• [WHAT IS ASKED] Copy out all the lines exactly. Omit pictures.

• [MATERIAL PROVIDED]
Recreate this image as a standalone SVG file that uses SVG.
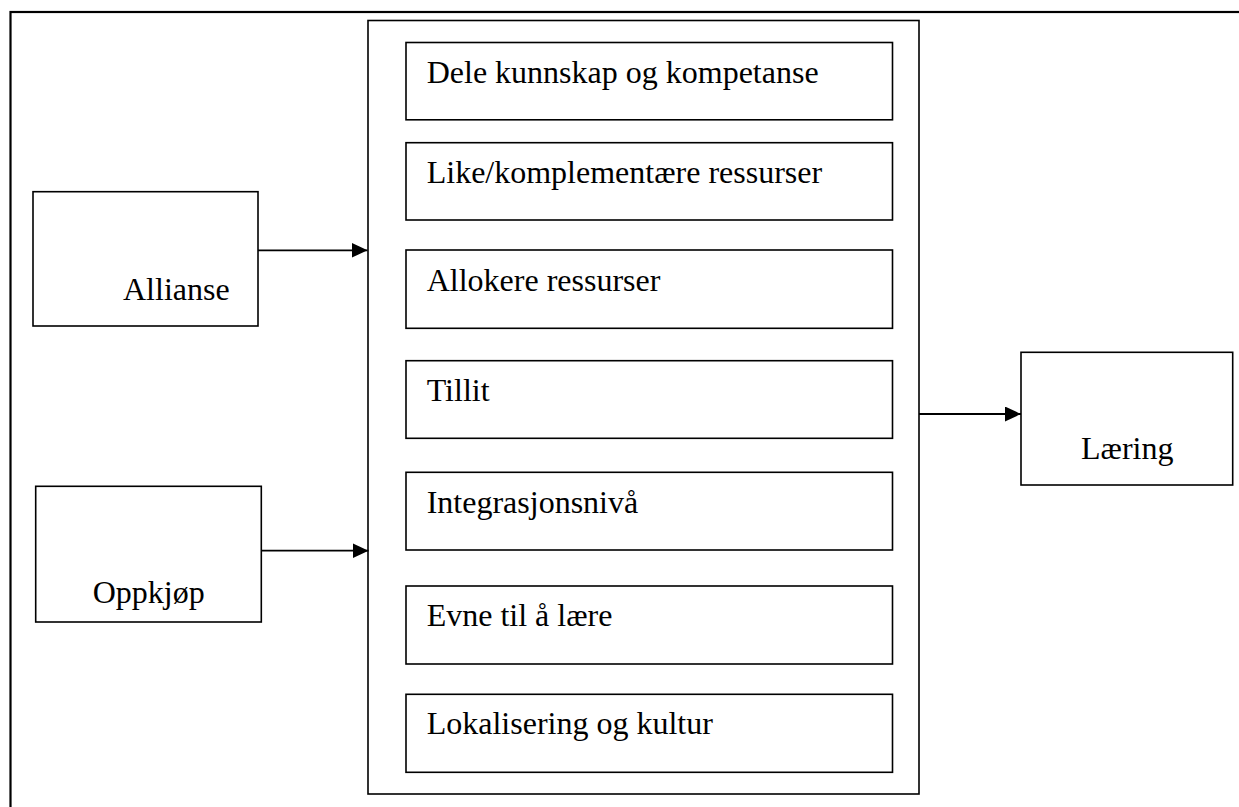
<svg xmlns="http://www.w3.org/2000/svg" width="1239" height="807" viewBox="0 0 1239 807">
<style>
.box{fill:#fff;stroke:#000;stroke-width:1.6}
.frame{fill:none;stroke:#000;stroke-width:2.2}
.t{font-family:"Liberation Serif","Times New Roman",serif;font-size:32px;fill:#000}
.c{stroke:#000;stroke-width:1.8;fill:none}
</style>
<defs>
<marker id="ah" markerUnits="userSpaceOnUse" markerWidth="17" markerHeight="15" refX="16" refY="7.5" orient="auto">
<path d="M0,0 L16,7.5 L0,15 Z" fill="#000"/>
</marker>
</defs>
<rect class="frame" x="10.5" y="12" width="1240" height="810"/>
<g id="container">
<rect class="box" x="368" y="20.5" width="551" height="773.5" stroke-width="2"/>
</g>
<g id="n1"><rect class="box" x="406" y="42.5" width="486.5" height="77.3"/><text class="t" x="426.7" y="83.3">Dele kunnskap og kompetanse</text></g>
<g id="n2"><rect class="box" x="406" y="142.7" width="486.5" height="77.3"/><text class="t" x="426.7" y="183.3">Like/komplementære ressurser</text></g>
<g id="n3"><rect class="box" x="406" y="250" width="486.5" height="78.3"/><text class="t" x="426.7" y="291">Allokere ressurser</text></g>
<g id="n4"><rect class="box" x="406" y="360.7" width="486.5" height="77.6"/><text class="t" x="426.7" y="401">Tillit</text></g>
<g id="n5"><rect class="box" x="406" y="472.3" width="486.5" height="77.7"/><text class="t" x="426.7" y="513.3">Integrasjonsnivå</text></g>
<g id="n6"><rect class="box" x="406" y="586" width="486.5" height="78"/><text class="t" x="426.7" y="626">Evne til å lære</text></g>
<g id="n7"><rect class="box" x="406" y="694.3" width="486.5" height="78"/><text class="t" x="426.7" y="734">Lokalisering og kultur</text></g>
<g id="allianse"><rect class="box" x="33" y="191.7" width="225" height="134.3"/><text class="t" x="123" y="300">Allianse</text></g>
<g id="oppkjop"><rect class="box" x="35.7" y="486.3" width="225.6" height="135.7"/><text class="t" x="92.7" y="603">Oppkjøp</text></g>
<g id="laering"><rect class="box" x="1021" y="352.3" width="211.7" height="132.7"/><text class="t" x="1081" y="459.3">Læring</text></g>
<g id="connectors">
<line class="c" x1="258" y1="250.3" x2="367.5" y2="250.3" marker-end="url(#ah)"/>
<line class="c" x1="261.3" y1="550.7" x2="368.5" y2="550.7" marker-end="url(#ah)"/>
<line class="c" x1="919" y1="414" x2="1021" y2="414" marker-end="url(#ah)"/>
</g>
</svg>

• [SOLUTION FOR THIS PROBLEM]
Recreate this image as a standalone SVG file that uses SVG.
<svg xmlns="http://www.w3.org/2000/svg" width="1239" height="807" viewBox="0 0 1239 807">
<style>
.box{fill:#fff;stroke:#000;stroke-width:1.6}
.frame{fill:none;stroke:#000;stroke-width:2.2}
.t{font-family:"Liberation Serif","Times New Roman",serif;font-size:32px;fill:#000}
.c{stroke:#000;stroke-width:1.8;fill:none}
</style>
<defs>
<marker id="ah" markerUnits="userSpaceOnUse" markerWidth="17" markerHeight="15" refX="16" refY="7.5" orient="auto">
<path d="M0,0 L16,7.5 L0,15 Z" fill="#000"/>
</marker>
</defs>
<rect class="frame" x="10.5" y="12" width="1240" height="810"/>
<g id="container">
<rect class="box" x="368" y="20.5" width="551" height="773.5" stroke-width="2"/>
</g>
<g id="n1"><rect class="box" x="406" y="42.5" width="486.5" height="77.3"/><text class="t" x="426.7" y="83.3">Dele kunnskap og kompetanse</text></g>
<g id="n2"><rect class="box" x="406" y="142.7" width="486.5" height="77.3"/><text class="t" x="426.7" y="183.3">Like/komplementære ressurser</text></g>
<g id="n3"><rect class="box" x="406" y="250" width="486.5" height="78.3"/><text class="t" x="426.7" y="291">Allokere ressurser</text></g>
<g id="n4"><rect class="box" x="406" y="360.7" width="486.5" height="77.6"/><text class="t" x="426.7" y="401">Tillit</text></g>
<g id="n5"><rect class="box" x="406" y="472.3" width="486.5" height="77.7"/><text class="t" x="426.7" y="513.3">Integrasjonsnivå</text></g>
<g id="n6"><rect class="box" x="406" y="586" width="486.5" height="78"/><text class="t" x="426.7" y="626">Evne til å lære</text></g>
<g id="n7"><rect class="box" x="406" y="694.3" width="486.5" height="78"/><text class="t" x="426.7" y="734">Lokalisering og kultur</text></g>
<g id="allianse"><rect class="box" x="33" y="191.7" width="225" height="134.3"/><text class="t" x="123" y="300">Allianse</text></g>
<g id="oppkjop"><rect class="box" x="35.7" y="486.3" width="225.6" height="135.7"/><text class="t" x="92.7" y="603">Oppkjøp</text></g>
<g id="laering"><rect class="box" x="1021" y="352.3" width="211.7" height="132.7"/><text class="t" x="1081" y="459.3">Læring</text></g>
<g id="connectors">
<line class="c" x1="258" y1="250.3" x2="367.5" y2="250.3" marker-end="url(#ah)"/>
<line class="c" x1="261.3" y1="550.7" x2="368.5" y2="550.7" marker-end="url(#ah)"/>
<line class="c" x1="919" y1="414" x2="1021" y2="414" marker-end="url(#ah)"/>
</g>
</svg>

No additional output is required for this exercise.